[What needs to be done]:
Print exactly the lines from the first one down to the line that contains "(lrst) at (95,197.3)", both included, and skip the pictures.

** START **

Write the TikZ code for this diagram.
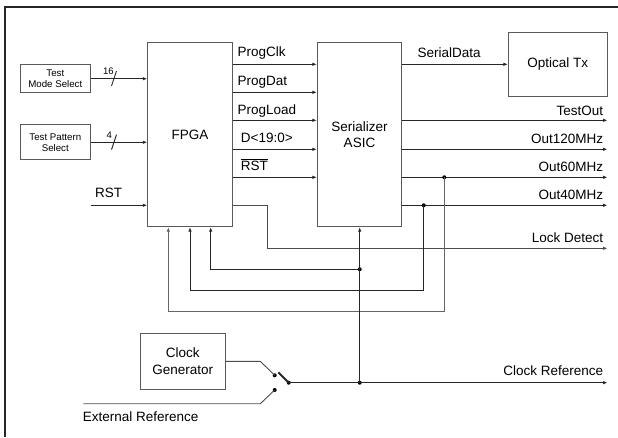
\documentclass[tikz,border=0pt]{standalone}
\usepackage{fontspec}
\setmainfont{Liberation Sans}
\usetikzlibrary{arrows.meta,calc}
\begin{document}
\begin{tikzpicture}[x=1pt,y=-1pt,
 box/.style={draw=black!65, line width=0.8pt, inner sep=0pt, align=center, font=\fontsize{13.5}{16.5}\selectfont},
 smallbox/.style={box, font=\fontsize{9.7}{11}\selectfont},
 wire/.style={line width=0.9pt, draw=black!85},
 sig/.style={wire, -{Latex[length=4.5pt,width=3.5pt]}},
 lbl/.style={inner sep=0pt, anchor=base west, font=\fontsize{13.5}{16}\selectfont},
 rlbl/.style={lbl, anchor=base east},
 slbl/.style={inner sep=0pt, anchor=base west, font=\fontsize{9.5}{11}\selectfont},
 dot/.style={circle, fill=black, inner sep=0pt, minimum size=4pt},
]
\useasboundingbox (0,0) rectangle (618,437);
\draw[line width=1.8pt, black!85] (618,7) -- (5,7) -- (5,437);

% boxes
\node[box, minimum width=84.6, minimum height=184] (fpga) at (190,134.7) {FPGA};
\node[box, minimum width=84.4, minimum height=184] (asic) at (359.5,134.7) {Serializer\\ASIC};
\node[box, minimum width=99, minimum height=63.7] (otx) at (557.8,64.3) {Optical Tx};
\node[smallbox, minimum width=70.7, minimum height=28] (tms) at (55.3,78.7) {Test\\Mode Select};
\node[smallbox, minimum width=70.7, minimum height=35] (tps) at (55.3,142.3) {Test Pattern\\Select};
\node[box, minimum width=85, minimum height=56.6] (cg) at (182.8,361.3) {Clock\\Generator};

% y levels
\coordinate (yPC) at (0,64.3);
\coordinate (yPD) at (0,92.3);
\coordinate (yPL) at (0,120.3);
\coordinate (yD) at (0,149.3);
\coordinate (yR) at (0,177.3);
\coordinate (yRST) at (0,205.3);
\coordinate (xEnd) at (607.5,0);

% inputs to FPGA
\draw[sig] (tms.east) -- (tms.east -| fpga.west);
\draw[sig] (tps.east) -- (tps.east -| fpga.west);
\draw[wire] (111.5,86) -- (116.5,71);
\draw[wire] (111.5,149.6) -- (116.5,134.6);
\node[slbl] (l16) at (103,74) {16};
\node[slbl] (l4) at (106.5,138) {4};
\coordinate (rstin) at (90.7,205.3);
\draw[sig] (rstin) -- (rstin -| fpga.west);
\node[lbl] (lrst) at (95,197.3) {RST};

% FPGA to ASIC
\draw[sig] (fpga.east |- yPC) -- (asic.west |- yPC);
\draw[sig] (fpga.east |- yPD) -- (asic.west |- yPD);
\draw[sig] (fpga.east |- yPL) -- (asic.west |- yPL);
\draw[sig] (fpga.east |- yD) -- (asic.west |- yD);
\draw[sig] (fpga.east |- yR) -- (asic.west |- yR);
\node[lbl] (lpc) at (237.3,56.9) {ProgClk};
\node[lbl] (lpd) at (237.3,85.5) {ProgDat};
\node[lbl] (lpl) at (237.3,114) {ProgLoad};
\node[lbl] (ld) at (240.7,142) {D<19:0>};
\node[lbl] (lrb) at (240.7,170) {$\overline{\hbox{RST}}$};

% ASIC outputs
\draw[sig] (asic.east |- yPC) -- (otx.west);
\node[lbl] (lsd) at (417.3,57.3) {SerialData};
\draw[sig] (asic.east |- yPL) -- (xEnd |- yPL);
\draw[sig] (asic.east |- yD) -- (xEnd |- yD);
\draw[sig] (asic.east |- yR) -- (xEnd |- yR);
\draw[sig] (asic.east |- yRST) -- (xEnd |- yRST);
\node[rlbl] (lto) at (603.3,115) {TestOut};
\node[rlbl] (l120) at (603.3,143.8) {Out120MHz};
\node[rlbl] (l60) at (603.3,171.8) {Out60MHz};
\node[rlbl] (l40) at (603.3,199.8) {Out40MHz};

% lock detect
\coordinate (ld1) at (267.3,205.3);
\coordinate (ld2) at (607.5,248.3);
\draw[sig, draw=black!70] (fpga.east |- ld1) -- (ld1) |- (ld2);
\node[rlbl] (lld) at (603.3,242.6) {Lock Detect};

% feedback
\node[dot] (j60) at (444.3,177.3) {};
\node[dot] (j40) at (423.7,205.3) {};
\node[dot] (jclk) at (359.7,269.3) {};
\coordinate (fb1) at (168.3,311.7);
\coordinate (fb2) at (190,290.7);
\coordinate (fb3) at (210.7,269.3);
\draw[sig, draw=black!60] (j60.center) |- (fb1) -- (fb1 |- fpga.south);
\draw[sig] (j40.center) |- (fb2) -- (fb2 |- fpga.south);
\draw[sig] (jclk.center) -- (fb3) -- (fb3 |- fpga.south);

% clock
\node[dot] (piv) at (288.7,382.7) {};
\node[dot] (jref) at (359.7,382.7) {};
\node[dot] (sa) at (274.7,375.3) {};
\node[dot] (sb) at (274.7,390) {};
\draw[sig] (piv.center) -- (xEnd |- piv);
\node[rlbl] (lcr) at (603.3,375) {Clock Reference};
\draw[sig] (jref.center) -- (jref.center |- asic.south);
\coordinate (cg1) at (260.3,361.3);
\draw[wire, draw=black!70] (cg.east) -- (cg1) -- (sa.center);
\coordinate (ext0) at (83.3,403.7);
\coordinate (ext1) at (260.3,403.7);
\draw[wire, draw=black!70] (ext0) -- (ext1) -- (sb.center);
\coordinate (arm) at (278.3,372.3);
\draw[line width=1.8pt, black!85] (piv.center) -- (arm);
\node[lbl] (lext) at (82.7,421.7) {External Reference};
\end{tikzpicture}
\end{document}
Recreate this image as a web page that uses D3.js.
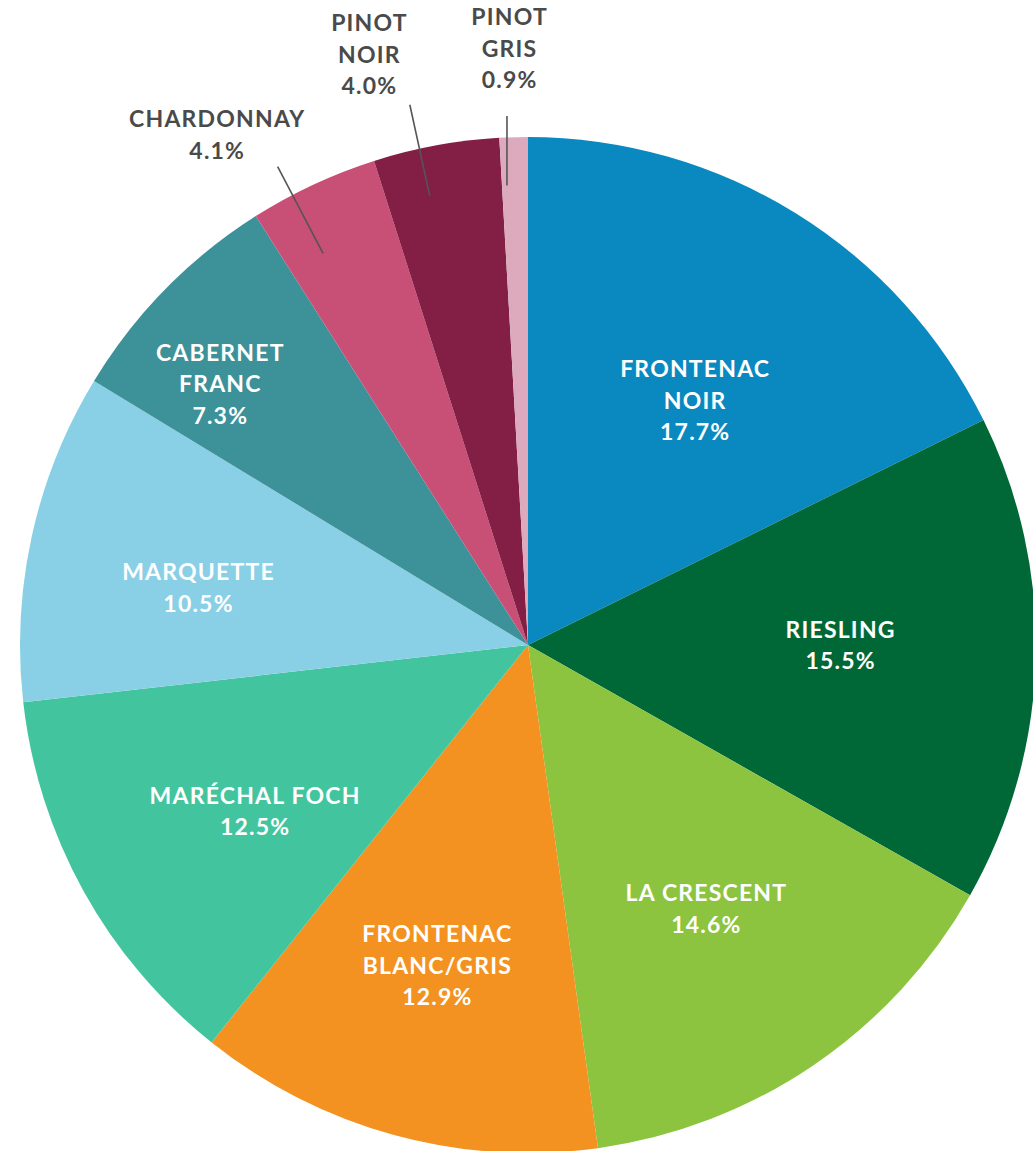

** END **

[Result of the exercise]:
Write the TikZ code for this diagram.
\documentclass[tikz,border=0pt]{standalone}
\usepackage{fontspec}
\setmainfont{Liberation Sans}
\usetikzlibrary{arrows.meta,calc}
\begin{document}
\begin{tikzpicture}[x=1pt,y=-1pt,
 box/.style={draw=black!65, line width=0.8pt, inner sep=0pt, align=center, font=\fontsize{13.5}{16.5}\selectfont},
 smallbox/.style={box, font=\fontsize{9.7}{11}\selectfont},
 wire/.style={line width=0.9pt, draw=black!85},
 sig/.style={wire, -{Latex[length=4.5pt,width=3.5pt]}},
 lbl/.style={inner sep=0pt, anchor=base west, font=\fontsize{13.5}{16}\selectfont},
 rlbl/.style={lbl, anchor=base east},
 slbl/.style={inner sep=0pt, anchor=base west, font=\fontsize{9.5}{11}\selectfont},
 dot/.style={circle, fill=black, inner sep=0pt, minimum size=4pt},
]
\useasboundingbox (0,0) rectangle (618,437);
\draw[line width=1.8pt, black!85] (618,7) -- (5,7) -- (5,437);

% boxes
\node[box, minimum width=84.6, minimum height=184] (fpga) at (190,134.7) {FPGA};
\node[box, minimum width=84.4, minimum height=184] (asic) at (359.5,134.7) {Serializer\\ASIC};
\node[box, minimum width=99, minimum height=63.7] (otx) at (557.8,64.3) {Optical Tx};
\node[smallbox, minimum width=70.7, minimum height=28] (tms) at (55.3,78.7) {Test\\Mode Select};
\node[smallbox, minimum width=70.7, minimum height=35] (tps) at (55.3,142.3) {Test Pattern\\Select};
\node[box, minimum width=85, minimum height=56.6] (cg) at (182.8,361.3) {Clock\\Generator};

% y levels
\coordinate (yPC) at (0,64.3);
\coordinate (yPD) at (0,92.3);
\coordinate (yPL) at (0,120.3);
\coordinate (yD) at (0,149.3);
\coordinate (yR) at (0,177.3);
\coordinate (yRST) at (0,205.3);
\coordinate (xEnd) at (607.5,0);

% inputs to FPGA
\draw[sig] (tms.east) -- (tms.east -| fpga.west);
\draw[sig] (tps.east) -- (tps.east -| fpga.west);
\draw[wire] (111.5,86) -- (116.5,71);
\draw[wire] (111.5,149.6) -- (116.5,134.6);
\node[slbl] (l16) at (103,74) {16};
\node[slbl] (l4) at (106.5,138) {4};
\coordinate (rstin) at (90.7,205.3);
\draw[sig] (rstin) -- (rstin -| fpga.west);
\node[lbl] (lrst) at (95,197.3) {RST};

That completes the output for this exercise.